Stairs remain one of the biggest obstacles for mobile robots, limiting their usefulness in real world environments. While robots excel on flat surfaces, they struggle with the vertical challenge of staircases. Our project addresses this problem by designing a robot capable of quickly and reliably climbing the Engineering Gateway stairs at UC Irvine while transporting a standard 0.5L water bottle. The core challenge is balancing torque, traction, weight, and stability to achieve a controlled ascent without flipping or stalling. This matters because first responders need robots that can access upper floors in collapsed buildings. Delivery companies need robots that can reach front doors beyond ground level. Individuals with mobility impairments could benefit from assistive devices that navigate stairs in their own homes. Our specific task of climbing the Engineering Gateway stairs with a water bottle serves as a testbed for these broader applications. The problem we are tackling affects anyone who needs robots to operate in human built environments, where stairs are everywhere.
In order to design a drive train that could ascend a flight of stairs, we first had to consider the step geometry and design a wheel that could engage with the top of the step with enough friction to pull itself upward. Using CAD modeling early in the process, we iterated on the geometry to ensure the design matched the dimensions of the stairs at Engineering Gateway and would function as intended. We researched existing solutions and considered our budget, finally deciding on a curved-spoke triwheel as the key aspect of our drive train. This design was made specifically to the dimensions of the stairs and successfully engaged each ledge, pulling itself upward. By utilizing an outer rim to roll on the ground and curved spokes that could lay on the step above, our wheel fulfilled the task of mobility up the stairs. We powered our wheels with standard DC motors and controlled them using feedback from ultrasonic sensors to measure the distance to the next step, allowing the system to adjust wheel motion and timing so the spokes engage each step more reliably and maintain stable forward progression.

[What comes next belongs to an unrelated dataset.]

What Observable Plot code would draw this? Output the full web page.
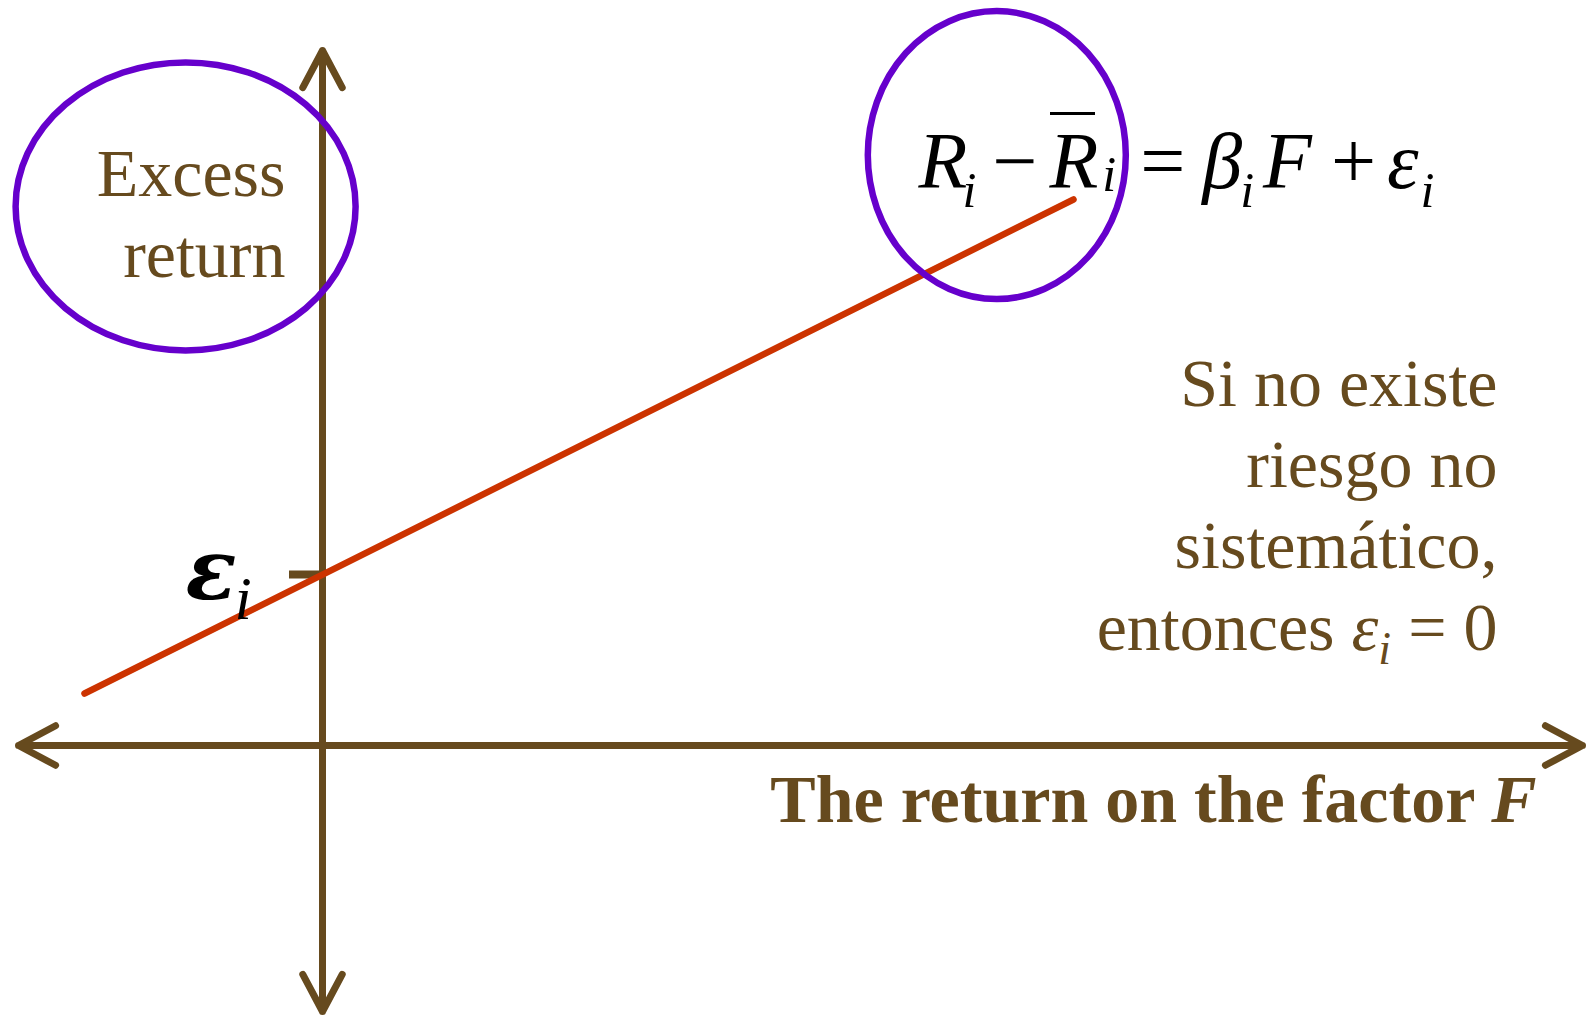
<!DOCTYPE html>
<html><head><meta charset="utf-8">
<script src="https://cdn.jsdelivr.net/npm/d3@7"></script>
<script src="https://cdn.jsdelivr.net/npm/@observablehq/plot@0.6"></script>
<style>html,body{margin:0;padding:0;background:#fff}</style>
</head><body><div id="chart"></div>
<script>
// ---- data (units: factor return F on x, excess return on y) ----
const lineF = [-2.38, 7.51];          // red regression line, F values
const lineR = [0.52, 5.46];           // red regression line, excess return
const epsTickX = [-0.33, 0];          // intercept tick on the y axis
const epsTickY = [1.71];
const axisEndsX = [-3.04, 12.60];     // horizontal axis arrow tips
const axisEndsY = [6.95, -2.66];      // vertical axis arrow tips
const ellCx = [-1.364, 6.748];
const ellCy = [5.386, 5.899];
const ellRx = [1.70, 1.29];
const ellRy = [1.44, 1.44];
const leftLines = ["Excess", "return"];
const leftX = [-0.37, -0.37];
const leftY = [5.50, 4.69];
const rightLines = ["Si no existe", "riesgo no", "sistemático,", "entonces ε_i = 0"];
const rightX = [11.75, 11.75, 11.75, 11.75];
const rightY = [3.394, 2.583, 1.772, 0.96];
const axisLabel = ["The return on the factor F"];
const axisLabelX = [12.14], axisLabelY = [-0.765];
const equation = ["R_i − R̄_i = β_i F + ε_i"];
const equationX = [5.96], equationY = [5.58];
const overbarX = [7.28, 7.73], overbarY = [6.32];   // bar over the mean return R̄
const epsLabel = ["ε_i"];
const epsLabelX = [-1.37], epsLabelY = [1.47];

const brown = "#664a1e", purple = "#6600cc", red = "#cc3300";
const serif = "Liberation Serif, Times New Roman, serif";

const arrows = [
  ...axisEndsX.map(x => ({x1: 0, y1: 0, x2: x, y2: 0})),
  ...axisEndsY.map(y => ({x1: 0, y1: 0, x2: 0, y2: y}))
];
const redLine = lineF.map((f, i) => ({f, r: lineR[i]}));
const ellipses = ellCx.map((cx, i) => ({cx, cy: ellCy[i], rx: ellRx[i], ry: ellRy[i]}));

function ellipseMark(index, scales) {
  const g = d3.create("svg:g").attr("aria-label", "ellipses");
  for (const e of ellipses) {
    const cx = scales.x(e.cx), cy = scales.y(e.cy);
    g.append("ellipse")
      .attr("cx", cx).attr("cy", cy)
      .attr("rx", Math.abs(scales.x(e.cx + e.rx) - cx))
      .attr("ry", Math.abs(scales.y(e.cy + e.ry) - cy))
      .attr("fill", "none").attr("stroke", purple).attr("stroke-width", 6.5);
  }
  return g.node();
}

const chart = Plot.plot({
  width: 1590, height: 1016,
  margin: 0,
  x: {domain: [-3.22, 12.68], axis: null},
  y: {domain: [-2.71, 7.45], axis: null},
  style: {background: "white", overflow: "visible"},
  marks: [
    Plot.arrow(arrows, {x1: "x1", y1: "y1", x2: "x2", y2: "y2", stroke: brown, strokeWidth: 7,
      headLength: 9, headAngle: 56, strokeLinecap: "round", strokeLinejoin: "miter"}),
    Plot.ruleY(epsTickY, {y: d => d, x1: epsTickX[0], x2: epsTickX[1], stroke: brown, strokeWidth: 8}),
    Plot.line(redLine, {x: "f", y: "r", stroke: red, strokeWidth: 6.5}),
    ellipseMark,
    Plot.ruleY(overbarY, {y: d => d, x1: overbarX[0], x2: overbarX[1], stroke: "#000", strokeWidth: 3}),
    Plot.text(leftLines, {x: (d, i) => leftX[i], y: (d, i) => leftY[i], text: d => d, textAnchor: "end",
      lineAnchor: "bottom", fontSize: 68, fontFamily: serif, fill: brown}),
    Plot.text(rightLines, {x: (d, i) => rightX[i], y: (d, i) => rightY[i], text: d => d, textAnchor: "end",
      lineAnchor: "bottom", fontSize: 68, fontFamily: serif, fill: brown}),
    Plot.text(axisLabel, {x: (d, i) => axisLabelX[i], y: (d, i) => axisLabelY[i], text: d => d, textAnchor: "end",
      lineAnchor: "bottom", fontSize: 68, fontWeight: "bold", fontFamily: serif, fill: brown}),
    Plot.text(equation, {x: (d, i) => equationX[i], y: (d, i) => equationY[i], text: d => d, textAnchor: "start",
      lineAnchor: "bottom", fontSize: 80, fontFamily: serif, fill: "#000"}),
    Plot.text(epsLabel, {x: (d, i) => epsLabelX[i], y: (d, i) => epsLabelY[i], text: d => d, textAnchor: "start",
      lineAnchor: "bottom", fontSize: 92, fontFamily: serif, fill: "#000"})
  ]
});
document.getElementById("chart").appendChild(chart);

// ---- rich text formatting (italics, subscripts) ----
function fill(textNode, segs) {
  const t = d3.select(textNode);
  t.text(null);
  for (const s of segs) {
    const sp = t.append("tspan").text(s.t);
    if (s.it) sp.attr("font-style", "italic");
    if (s.bold) sp.attr("font-weight", "bold");
    if (s.size) sp.attr("font-size", s.size);
    if (s.family) sp.attr("font-family", s.family);
    if (s.dx) sp.attr("dx", s.dx);
    if (s.dy) sp.attr("dy", s.dy);
  }
}
const rich = {
  "R_i − R̄_i = β_i F + ε_i": [
    {t: "R", it: true},
    {t: "i", it: true, size: 50, dx: -5, dy: 19},
    {t: "−", dx: 16, dy: -19},
    {t: "R", it: true, dx: 12},
    {t: "i", it: true, size: 50, dx: 4, dy: 3},
    {t: "=", dx: 24, dy: -3},
    {t: "β", it: true, dx: 17},
    {t: "i", it: true, size: 50, dx: -2, dy: 19},
    {t: "F", it: true, dx: 9, dy: -19},
    {t: "+", dx: 19},
    {t: "ε", it: true, dx: 11},
    {t: "i", it: true, size: 50, dx: 2, dy: 19}
  ],
  "entonces ε_i = 0": [
    {t: "entonces "},
    {t: "ε", it: true},
    {t: "i", it: true, size: 46, dy: 14},
    {t: " = 0", dy: -14}
  ],
  "The return on the factor F": [{t: "The return on the factor "}, {t: "F", it: true}],
  "ε_i": [
    {t: "ε", it: true, bold: true, family: "DejaVu Serif", size: 84},
    {t: "i", it: true, size: 62, dx: -2, dy: 20}
  ]
};
d3.select(chart).selectAll("text").each(function() {
  const segs = rich[this.textContent];
  if (segs) fill(this, segs);
});
</script>
</body></html>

Our project resulted in the design and development of a stair-climbing robot prototype built to carry a standard 0.5 L water bottle up the Engineering Gateway stairs at UC Irvine. During the project, our team produced CAD models, developed and refined a curved-spoke triwheel drivetrain tailored to the stair geometry, and integrated the motors, structural components, and ultrasonic sensing system needed to support controlled stair ascent. These efforts led to the fabrication of a physical prototype and provided valuable testing data on drivetrain performance, stair engagement, balance, and overall system behavior. The project also produced a clearer understanding of the challenges involved in combining mobility, sensing, and stability into one working design. By the end of the project, our key deliverables include the prototype itself, final CAD files, design documentation, and test results that capture the progress and engineering decisions made throughout development. Together, these outcomes reflect both the work completed by the team and the potential of this design approach for stair-climbing robotic applications.